■ **Instructions for the task**
Retype nothing except the lines below from the one with "Output the Python" through the one with "ax = fig.add_axes([176", exactly, with images left out.

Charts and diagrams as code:
>> start
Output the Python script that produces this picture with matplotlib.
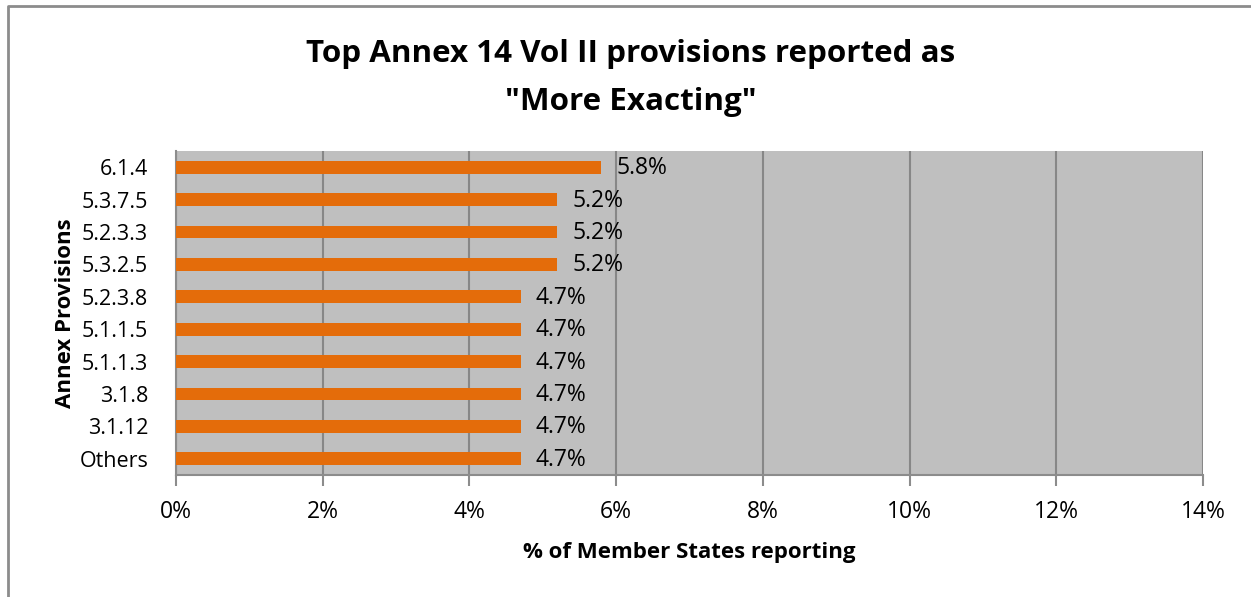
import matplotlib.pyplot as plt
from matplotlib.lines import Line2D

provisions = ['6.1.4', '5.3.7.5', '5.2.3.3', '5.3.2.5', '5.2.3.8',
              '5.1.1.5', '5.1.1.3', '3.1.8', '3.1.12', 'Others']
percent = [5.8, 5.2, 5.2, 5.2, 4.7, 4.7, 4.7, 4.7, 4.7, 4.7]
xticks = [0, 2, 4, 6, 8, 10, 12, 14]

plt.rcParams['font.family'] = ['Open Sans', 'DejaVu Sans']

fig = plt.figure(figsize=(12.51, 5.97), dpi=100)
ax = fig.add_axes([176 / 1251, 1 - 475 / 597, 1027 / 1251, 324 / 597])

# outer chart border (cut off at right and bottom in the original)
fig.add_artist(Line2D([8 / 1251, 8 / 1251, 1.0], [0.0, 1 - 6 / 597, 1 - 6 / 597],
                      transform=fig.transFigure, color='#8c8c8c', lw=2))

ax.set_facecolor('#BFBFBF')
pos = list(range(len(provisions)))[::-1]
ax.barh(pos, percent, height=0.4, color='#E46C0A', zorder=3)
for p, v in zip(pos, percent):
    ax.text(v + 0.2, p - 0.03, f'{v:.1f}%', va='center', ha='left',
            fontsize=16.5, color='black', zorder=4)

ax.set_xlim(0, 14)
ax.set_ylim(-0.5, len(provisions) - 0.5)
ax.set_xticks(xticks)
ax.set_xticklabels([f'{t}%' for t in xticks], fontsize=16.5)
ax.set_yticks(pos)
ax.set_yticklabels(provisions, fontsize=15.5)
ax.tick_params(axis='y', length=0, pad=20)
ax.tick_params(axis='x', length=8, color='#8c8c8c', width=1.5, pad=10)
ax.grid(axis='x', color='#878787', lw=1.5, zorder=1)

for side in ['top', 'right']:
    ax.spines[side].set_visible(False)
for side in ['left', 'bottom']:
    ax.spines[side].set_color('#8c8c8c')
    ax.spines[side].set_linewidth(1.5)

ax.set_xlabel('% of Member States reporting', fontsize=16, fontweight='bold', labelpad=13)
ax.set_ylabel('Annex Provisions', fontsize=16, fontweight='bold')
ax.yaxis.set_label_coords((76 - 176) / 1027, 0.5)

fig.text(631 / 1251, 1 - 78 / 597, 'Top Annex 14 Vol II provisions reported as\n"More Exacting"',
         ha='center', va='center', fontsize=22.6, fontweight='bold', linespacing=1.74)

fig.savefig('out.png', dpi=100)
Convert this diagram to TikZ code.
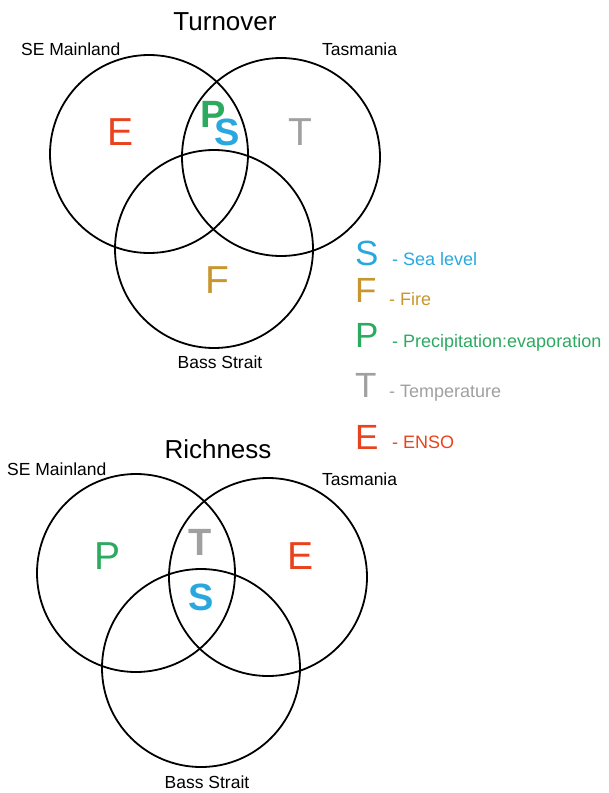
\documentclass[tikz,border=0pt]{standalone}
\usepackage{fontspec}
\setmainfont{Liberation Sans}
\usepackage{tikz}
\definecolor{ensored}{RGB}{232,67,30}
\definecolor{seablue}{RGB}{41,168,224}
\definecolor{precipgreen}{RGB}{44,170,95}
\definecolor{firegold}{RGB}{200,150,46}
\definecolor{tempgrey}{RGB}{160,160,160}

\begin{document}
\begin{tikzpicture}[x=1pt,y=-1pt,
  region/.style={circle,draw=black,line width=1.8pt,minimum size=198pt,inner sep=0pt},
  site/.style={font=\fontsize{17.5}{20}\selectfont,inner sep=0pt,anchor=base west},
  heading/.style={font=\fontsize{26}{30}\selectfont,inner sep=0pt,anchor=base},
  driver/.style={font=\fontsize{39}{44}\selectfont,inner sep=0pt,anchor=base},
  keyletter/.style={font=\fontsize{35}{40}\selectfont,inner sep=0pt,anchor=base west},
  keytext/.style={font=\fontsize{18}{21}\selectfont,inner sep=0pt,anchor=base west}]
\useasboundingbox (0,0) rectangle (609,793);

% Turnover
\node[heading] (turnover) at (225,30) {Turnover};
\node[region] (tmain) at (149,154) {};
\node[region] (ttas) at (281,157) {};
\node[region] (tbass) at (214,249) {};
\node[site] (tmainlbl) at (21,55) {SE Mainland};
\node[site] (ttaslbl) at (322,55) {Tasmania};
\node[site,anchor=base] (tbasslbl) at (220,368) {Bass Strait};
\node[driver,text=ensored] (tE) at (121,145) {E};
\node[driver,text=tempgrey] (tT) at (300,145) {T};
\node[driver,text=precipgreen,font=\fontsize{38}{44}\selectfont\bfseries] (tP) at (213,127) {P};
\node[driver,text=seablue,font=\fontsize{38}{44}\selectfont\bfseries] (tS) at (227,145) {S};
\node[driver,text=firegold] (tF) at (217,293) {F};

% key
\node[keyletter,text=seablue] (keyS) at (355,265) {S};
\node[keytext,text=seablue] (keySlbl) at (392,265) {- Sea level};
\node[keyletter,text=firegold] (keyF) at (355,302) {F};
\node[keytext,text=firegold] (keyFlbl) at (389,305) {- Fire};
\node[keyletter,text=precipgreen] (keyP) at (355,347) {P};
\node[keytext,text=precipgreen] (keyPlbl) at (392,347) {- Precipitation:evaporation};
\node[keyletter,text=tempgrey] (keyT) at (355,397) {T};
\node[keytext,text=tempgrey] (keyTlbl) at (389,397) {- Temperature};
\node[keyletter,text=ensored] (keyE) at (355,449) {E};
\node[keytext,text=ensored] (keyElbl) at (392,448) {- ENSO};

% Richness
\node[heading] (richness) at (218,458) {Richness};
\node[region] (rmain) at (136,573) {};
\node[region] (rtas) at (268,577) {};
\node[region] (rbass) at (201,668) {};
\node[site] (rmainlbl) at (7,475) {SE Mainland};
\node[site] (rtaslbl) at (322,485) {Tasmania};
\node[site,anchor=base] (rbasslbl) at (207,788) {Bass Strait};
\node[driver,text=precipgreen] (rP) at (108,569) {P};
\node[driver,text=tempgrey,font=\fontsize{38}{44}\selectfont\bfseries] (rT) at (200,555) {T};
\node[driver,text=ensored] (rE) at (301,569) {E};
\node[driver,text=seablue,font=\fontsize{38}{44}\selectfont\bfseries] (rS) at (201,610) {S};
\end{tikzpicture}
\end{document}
>> end
>> start
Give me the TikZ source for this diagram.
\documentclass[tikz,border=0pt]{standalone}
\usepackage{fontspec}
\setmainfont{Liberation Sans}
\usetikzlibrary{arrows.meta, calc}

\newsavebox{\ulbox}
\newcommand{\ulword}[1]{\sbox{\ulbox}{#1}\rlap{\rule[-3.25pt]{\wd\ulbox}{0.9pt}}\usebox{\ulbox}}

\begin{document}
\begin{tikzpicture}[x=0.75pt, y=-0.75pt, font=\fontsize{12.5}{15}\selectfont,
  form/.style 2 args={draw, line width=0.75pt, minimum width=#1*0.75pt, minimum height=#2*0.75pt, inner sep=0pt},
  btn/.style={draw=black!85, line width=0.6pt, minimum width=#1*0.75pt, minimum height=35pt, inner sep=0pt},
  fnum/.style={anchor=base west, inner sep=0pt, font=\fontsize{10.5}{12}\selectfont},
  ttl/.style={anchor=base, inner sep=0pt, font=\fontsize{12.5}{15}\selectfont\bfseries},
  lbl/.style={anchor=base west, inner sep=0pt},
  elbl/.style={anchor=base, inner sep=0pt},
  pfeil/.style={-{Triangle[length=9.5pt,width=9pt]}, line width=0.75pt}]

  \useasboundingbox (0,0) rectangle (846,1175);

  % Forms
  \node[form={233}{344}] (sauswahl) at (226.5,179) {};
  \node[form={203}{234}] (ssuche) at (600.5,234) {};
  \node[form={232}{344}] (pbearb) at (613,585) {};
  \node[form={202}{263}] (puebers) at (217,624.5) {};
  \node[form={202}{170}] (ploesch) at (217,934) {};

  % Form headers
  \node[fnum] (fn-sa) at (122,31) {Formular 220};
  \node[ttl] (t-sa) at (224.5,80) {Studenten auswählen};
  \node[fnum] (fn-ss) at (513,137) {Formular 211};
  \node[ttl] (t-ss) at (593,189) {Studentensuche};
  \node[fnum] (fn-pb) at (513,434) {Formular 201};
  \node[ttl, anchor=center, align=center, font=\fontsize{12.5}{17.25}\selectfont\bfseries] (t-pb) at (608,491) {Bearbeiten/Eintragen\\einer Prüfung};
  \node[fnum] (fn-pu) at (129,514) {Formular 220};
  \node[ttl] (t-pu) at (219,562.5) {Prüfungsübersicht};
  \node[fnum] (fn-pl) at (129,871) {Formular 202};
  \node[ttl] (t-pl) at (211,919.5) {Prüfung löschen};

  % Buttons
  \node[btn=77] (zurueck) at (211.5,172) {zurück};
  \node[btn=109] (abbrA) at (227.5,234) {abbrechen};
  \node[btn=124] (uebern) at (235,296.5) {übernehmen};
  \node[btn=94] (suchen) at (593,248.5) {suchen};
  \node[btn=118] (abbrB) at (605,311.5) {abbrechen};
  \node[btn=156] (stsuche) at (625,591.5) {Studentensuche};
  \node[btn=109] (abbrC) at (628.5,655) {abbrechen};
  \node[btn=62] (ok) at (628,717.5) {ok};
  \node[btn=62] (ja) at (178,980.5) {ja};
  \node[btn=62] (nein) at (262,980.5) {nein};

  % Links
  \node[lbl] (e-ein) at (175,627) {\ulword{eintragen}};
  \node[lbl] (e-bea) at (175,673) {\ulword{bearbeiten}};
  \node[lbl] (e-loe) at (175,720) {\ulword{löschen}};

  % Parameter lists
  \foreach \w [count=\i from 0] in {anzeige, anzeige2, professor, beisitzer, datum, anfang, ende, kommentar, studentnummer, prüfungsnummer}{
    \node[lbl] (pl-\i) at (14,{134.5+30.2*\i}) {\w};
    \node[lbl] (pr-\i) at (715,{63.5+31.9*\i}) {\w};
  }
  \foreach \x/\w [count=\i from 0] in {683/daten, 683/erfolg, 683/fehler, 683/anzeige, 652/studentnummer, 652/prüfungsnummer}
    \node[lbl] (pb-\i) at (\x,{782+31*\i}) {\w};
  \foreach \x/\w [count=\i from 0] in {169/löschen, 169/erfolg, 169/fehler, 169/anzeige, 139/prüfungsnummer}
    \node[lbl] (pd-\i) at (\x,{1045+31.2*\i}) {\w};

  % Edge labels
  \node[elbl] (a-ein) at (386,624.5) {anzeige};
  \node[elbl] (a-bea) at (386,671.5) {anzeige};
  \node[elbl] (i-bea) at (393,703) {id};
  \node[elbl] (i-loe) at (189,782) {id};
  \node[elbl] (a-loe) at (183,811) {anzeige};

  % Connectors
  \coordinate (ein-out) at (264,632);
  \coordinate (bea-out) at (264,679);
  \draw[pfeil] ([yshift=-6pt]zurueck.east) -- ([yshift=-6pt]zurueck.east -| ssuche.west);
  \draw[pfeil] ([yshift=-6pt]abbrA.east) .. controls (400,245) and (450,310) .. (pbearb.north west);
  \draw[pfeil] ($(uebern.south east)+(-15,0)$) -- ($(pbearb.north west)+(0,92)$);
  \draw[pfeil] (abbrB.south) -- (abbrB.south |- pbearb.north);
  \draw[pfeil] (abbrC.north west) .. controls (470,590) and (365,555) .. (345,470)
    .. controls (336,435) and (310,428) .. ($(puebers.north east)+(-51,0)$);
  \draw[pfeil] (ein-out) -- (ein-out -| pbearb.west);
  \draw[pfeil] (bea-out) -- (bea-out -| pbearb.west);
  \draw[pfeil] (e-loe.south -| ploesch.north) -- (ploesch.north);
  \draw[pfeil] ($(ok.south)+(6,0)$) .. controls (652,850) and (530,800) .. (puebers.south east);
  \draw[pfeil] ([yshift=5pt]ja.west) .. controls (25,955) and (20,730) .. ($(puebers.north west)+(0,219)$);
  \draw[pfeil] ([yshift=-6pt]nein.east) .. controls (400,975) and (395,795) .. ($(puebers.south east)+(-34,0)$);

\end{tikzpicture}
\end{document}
>> end
■ **Task response**
Output the Python script that produces this picture with matplotlib.
import matplotlib.pyplot as plt
from matplotlib.lines import Line2D

provisions = ['6.1.4', '5.3.7.5', '5.2.3.3', '5.3.2.5', '5.2.3.8',
              '5.1.1.5', '5.1.1.3', '3.1.8', '3.1.12', 'Others']
percent = [5.8, 5.2, 5.2, 5.2, 4.7, 4.7, 4.7, 4.7, 4.7, 4.7]
xticks = [0, 2, 4, 6, 8, 10, 12, 14]

plt.rcParams['font.family'] = ['Open Sans', 'DejaVu Sans']

fig = plt.figure(figsize=(12.51, 5.97), dpi=100)
ax = fig.add_axes([176 / 1251, 1 - 475 / 597, 1027 / 1251, 324 / 597])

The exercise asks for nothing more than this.